Quiso el presidente abandonar el centro para recuperar la sintonía con su socio de la izquierda. Lo logró en principio. Pero, con tal movimiento, lo que fue sintonía pronto se volverá rabiosa rivalidad. Al hacer suyas las ideas y propuestas de sus aliados, los arrinconó y dejó sin espacio propio en que desenvolverse. Y, así, lo que hoy les ha concedido a modo de riego por aspersión de ayudas y subvenciones, mañana le exigirán que sea riego por inundación y lo que son razonables cargas fiscales sobre empresas energéticas tratarán de convertirlas, cuando se vea su ineficacia, en nacionalizaciones. La voracidad de quien insiste en distinguirse por la izquierda no hay socialdemocracia que pueda saciar. Estamos, pues, en una frágil tregua que no tardará en tornarse una rivalidad que irá exacerbándose de aquí a las elecciones. También al Gobierno le llegará el invierno.

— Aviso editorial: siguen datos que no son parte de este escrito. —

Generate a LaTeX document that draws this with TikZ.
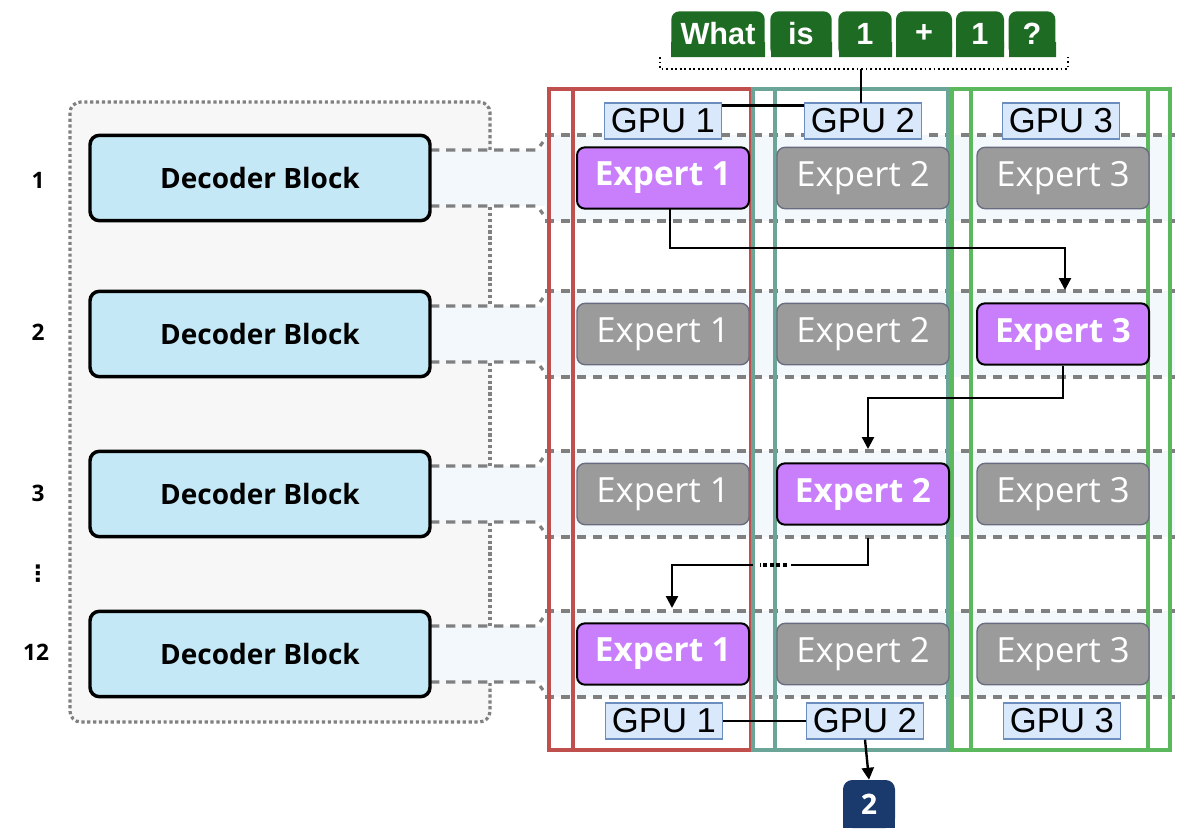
\documentclass[tikz,border=0pt]{standalone}
\usepackage{fontspec}
\setmainfont{Open Sans}
\newfontfamily\arialf{Liberation Sans}
\usetikzlibrary{arrows.meta,calc}
\definecolor{panelbg}{HTML}{F7F7F7}
\definecolor{decfill}{HTML}{C5E8F7}
\definecolor{bandfill}{HTML}{F2F8FC}
\definecolor{dashgray}{HTML}{808080}
\definecolor{actfill}{HTML}{C97EFC}
\definecolor{inactfill}{HTML}{9B9B9B}
\definecolor{inactdraw}{HTML}{6B6B80}
\definecolor{gpufill}{HTML}{DAE8FC}
\definecolor{gpudraw}{HTML}{6C8EBF}
\definecolor{redc}{HTML}{C0504D}
\definecolor{tealc}{HTML}{6AA597}
\definecolor{greenc}{HTML}{5CB85C}
\definecolor{tokc}{HTML}{1E6B23}
\definecolor{navy}{HTML}{1A3A6E}
\tikzset{
  decblock/.style={draw=black,line width=2.6pt,fill=decfill,rounded corners=7pt,minimum width=255pt,minimum height=64pt,inner sep=0pt,font=\bfseries\fontsize{21}{21}\selectfont},
  actexp/.style={draw=black,line width=1.5pt,fill=actfill,rounded corners=6pt,minimum width=129pt,minimum height=46pt,inner sep=0pt,text=white,font=\bfseries\fontsize{25}{25}\selectfont},
  inexp/.style={draw=inactdraw,line width=1pt,fill=inactfill,rounded corners=6pt,minimum width=129pt,minimum height=46pt,inner sep=0pt,text=white,font=\fontsize{26}{26}\selectfont},
  gpubox/.style={draw=gpudraw,line width=1pt,fill=gpufill,minimum width=88pt,minimum height=27pt,inner sep=0pt,font=\arialf\fontsize{26}{26}\selectfont},
  tok/.style={fill=tokc,rounded corners=6pt,minimum height=34pt,inner sep=0pt,text=white,font=\arialf\bfseries\fontsize{23}{23}\selectfont},
  rowlab/.style={font=\bfseries\fontsize{17}{17}\selectfont},
  banddash/.style={draw=dashgray,line width=2.4pt,dash pattern=on 7pt off 5pt},
  arr/.style={line width=1.8pt,-{Triangle[length=9pt,width=9pt]}},
}
\begin{document}
\begin{tikzpicture}[x=0.75pt,y=-0.75pt]
\useasboundingbox (0,0) rectangle (1196,836);
% left panel
\fill[panelbg,rounded corners=8pt] (70,102) rectangle (492,722);
\draw[dashgray,line width=2.4pt,dotted,rounded corners=8pt] (490,150) -- (490,102) -- (70,102) -- (70,722) -- (490,722) -- (490,683);
\foreach \a/\b in {207/306,363/466,523/626}{
  \draw[dashgray,line width=2.4pt,dotted] (490,\a) -- (490,\b);
}
% bands and connectors
\foreach \c in {178,334,494,654}{
  \fill[bandfill] (430,\c-28) rectangle (545,\c+28);
  \fill[bandfill] (545,\c-43) rectangle (1175,\c+43);
  \draw[banddash] (545,\c-43) -- (1175,\c-43);
  \draw[banddash] (545,\c+43) -- (1175,\c+43);
  \draw[banddash] (430,\c-28) -- (537,\c-28) -- (543,\c-36);
  \draw[banddash] (430,\c+28) -- (537,\c+28) -- (543,\c+36);
}
% decoder blocks
\node[decblock] (d1) at (260,178) {Decoder Block};
\node[decblock] (d2) at (260,334) {Decoder Block};
\node[decblock] (d3) at (260,494) {Decoder Block};
\node[decblock] (d4) at (260,654) {Decoder Block};
\node[rowlab] (l1) at (38,180) {1};
\node[rowlab] (l2) at (38,332) {2};
\node[rowlab] (l3) at (38,493) {3};
\node[rowlab] (l4) at (38,574) {\fontspec{DejaVu Sans}⋮};
\node[rowlab] (l5) at (36,652) {12};
% GPU columns
\draw[redc,line width=2.6pt] (549,89) rectangle (751,750) (573,89) -- (573,750);
\draw[tealc,line width=2.6pt] (753,89) rectangle (948,750) (775,89) -- (775,750);
\draw[greenc,line width=2.6pt] (952,89) rectangle (1170,750) (971,89) -- (971,750) (1148,89) -- (1148,750);
% experts
\node[actexp] (e11) at (663,178) {Expert 1};
\node[inexp] (e12) at (863,178) {Expert 2};
\node[inexp] (e13) at (1063,178) {Expert 3};
\node[inexp] (e21) at (663,334) {Expert 1};
\node[inexp] (e22) at (863,334) {Expert 2};
\node[actexp] (e23) at (1063,334) {Expert 3};
\node[inexp] (e31) at (663,494) {Expert 1};
\node[actexp] (e32) at (863,494) {Expert 2};
\node[inexp] (e33) at (1063,494) {Expert 3};
\node[actexp] (e41) at (663,654) {Expert 1};
\node[inexp] (e42) at (863,654) {Expert 2};
\node[inexp] (e43) at (1063,654) {Expert 3};
% GPU labels
\node[gpubox] (g1t) at (663,121) {GPU 1};
\node[gpubox] (g2t) at (863,121) {GPU 2};
\node[gpubox] (g3t) at (1061,121) {GPU 3};
\node[gpubox] (g1b) at (664,721) {GPU 1};
\node[gpubox] (g2b) at (865,721) {GPU 2};
\node[gpubox] (g3b) at (1062,721) {GPU 3};
% tokens
\fill[tokc] (671,42) rectangle (765,57) (771,42) rectangle (832,57) (839,42) rectangle (892,57) (896,42) rectangle (952,57) (956,42) rectangle (1004,57) (1009,42) rectangle (1056,57);
\node[tok,minimum width=70pt] (t1) at (718,34) {What};
\node[tok,minimum width=46pt] (t2) at (801,34) {is};
\node[tok,minimum width=40pt] (t3) at (865,34) {1};
\node[tok,minimum width=42pt] (t4) at (924,34) {+};
\node[tok,minimum width=36pt] (t5) at (980,34) {1};
\node[tok,minimum width=35pt] (t6) at (1032,34) {?};
\coordinate (bl) at (660,57);
\coordinate (br) at (1068,57);
\draw[black,line width=1.4pt,dotted] (bl) -- (660,69) -- (1068,69) -- (br);
\coordinate (bm) at (861,69);
\draw[line width=1.8pt] (bm) -- (861,103);
\draw[line width=1.8pt] ($(g1t.north east)+(0,3)$) -- ($(g2t.north west)+(0,3)$);
\draw[line width=1.8pt] (g1b.east) -- (g2b.west);
% routing arrows
\draw[arr] (670,209) -- (670,248) -- (1065,248) -- (1065,290);
\draw[arr] (e23.south) -- (1063,398) -- (868,398) -- (868,449);
\draw[line width=1.8pt] (868,538) -- (868,565) -- (791,565);
\draw[line width=3pt,dotted] (787,565) -- (760,565);
\draw[arr] (753,565) -- (672,565) -- (672,608);
% output
\node[fill=navy,rounded corners=7pt,minimum width=39pt,minimum height=36pt,inner sep=0pt,text=white,font=\bfseries\fontsize{21}{21}\selectfont] (out) at (869,804) {2};
\fill[navy] (843,810) rectangle (895,828);
\node[text=white,font=\bfseries\fontsize{21}{21}\selectfont] at (out.center) {2};
\draw[arr] (g2b.south) -- (out.north);
\end{tikzpicture}
\end{document}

Pero no fue la economía el único asunto que cubrió el debate. El Partido Popular, tomando pie del aniversario del asesinato de Miguel Ángel Blanco, quiso añadirle el contrapunto del terrorismo. Todo se tornó entonces teatral y efectista. Gestos escénicos fueron, en efecto, la impertinente provocación del minuto de silencio de Cuca Gamarra y el aparatoso abrazo en que se fundieron, en el hemiciclo, el presidente Sánchez y el exlehendakari López. El punto real de la discordia era la Ley de Memoria Democrática, pero la excusa de la trifulca fue la arbitraria prolongación, a sugerencia, según dicen, de UP y Bildu, del posfranquismo y de la Transición hasta el fin de 1983. Ingenua torpeza la del Gobierno, cínica astucia la de Bildu y oportunismo mezquino el del PP. Pues, si precisa fuere tal prolongación, el rigor habría aconsejado llevarla hasta aquel 4 de mayo de 2018 en que el último resto del régimen dictatorial y gran enemigo de la Transición, ETA, decidió disolverse y abandonar para siempre los criminales hábitos que del primero había heredado y con tanto fervor imitado. Ese sería el día en que la Transición habría llegado a su fin y la democracia definitivamente vencido al más letal enemigo que le quedaba en el país. Pero la marginal cuestión de la prolongación sólo era la excusa para disimular el rechazo frontal a la Ley de Memoria Democrática en su conjunto.